After many sleepless nights, we met Trudeau in a Chinese restaurant one April evening to lay before him our dilemma: if we agreed to take on Cité libre, we must drop our projected biography. He was understanding, he shared our anxiety about the political situation in Quebec, and he came up with the suggestion that we agree to publish the magazine for a year, until the referendum was well behind us. And that was the decision that we conveyed, clearly spelled out, to the board of directors of Cité libre.
It happened, though, that no one had anticipated the extent of the trauma that the 1995 referendum would trigger, before as well as after the event, among those who voted Yes as well as among those who voted No. With no one in line to take over, we could not bring ourselves to abandon Cité libre. On the contrary, we became convinced that it must expand and be read from coast to coast, and in both official languages. That is what we carried out in 1998.

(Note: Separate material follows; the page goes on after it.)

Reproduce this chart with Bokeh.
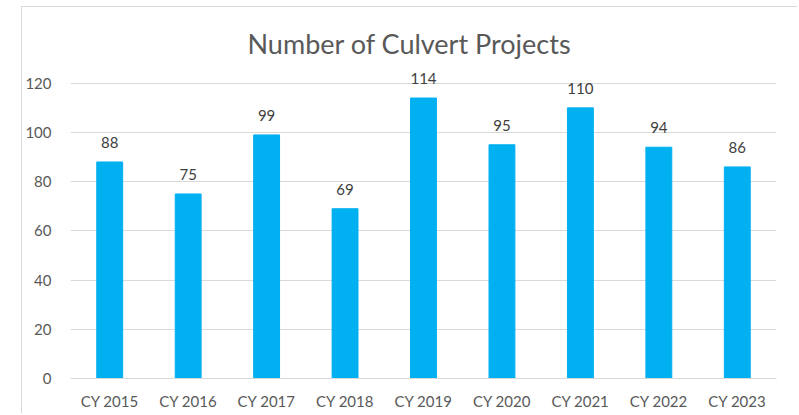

Meanwhile, our relationship with Trudeau had settled into a friendship. We spoke often on the phone, we used the familiar “tu” with each other, we met regularly until his death in 2000. During the five years that we published the review that he and Pelletier had founded, he gave us his unfailing moral support amid all the inevitable controversies. He listened sympathetically when, now and then, we expressed our dismay at being unable to work on his intellectual biography. And he would come back with the same answer: “What you are doing at Cité libre is very important. No one else can do it. As for the other project, there is no rush.” But there is a rush, we would counter. He would only laugh.
Time would tell that there was in fact a rush. Still, we do not regret our decision. But, since he left us, we have often wondered what this book would have been like if we had written it while he was alive. Would we have had access to the wealth of documents that have now been made available to us? And, if so, how would we have reacted to the discoveries that we have now come upon? Would we have had the courage to discuss them with him? And how would he have reacted? We cannot know for sure.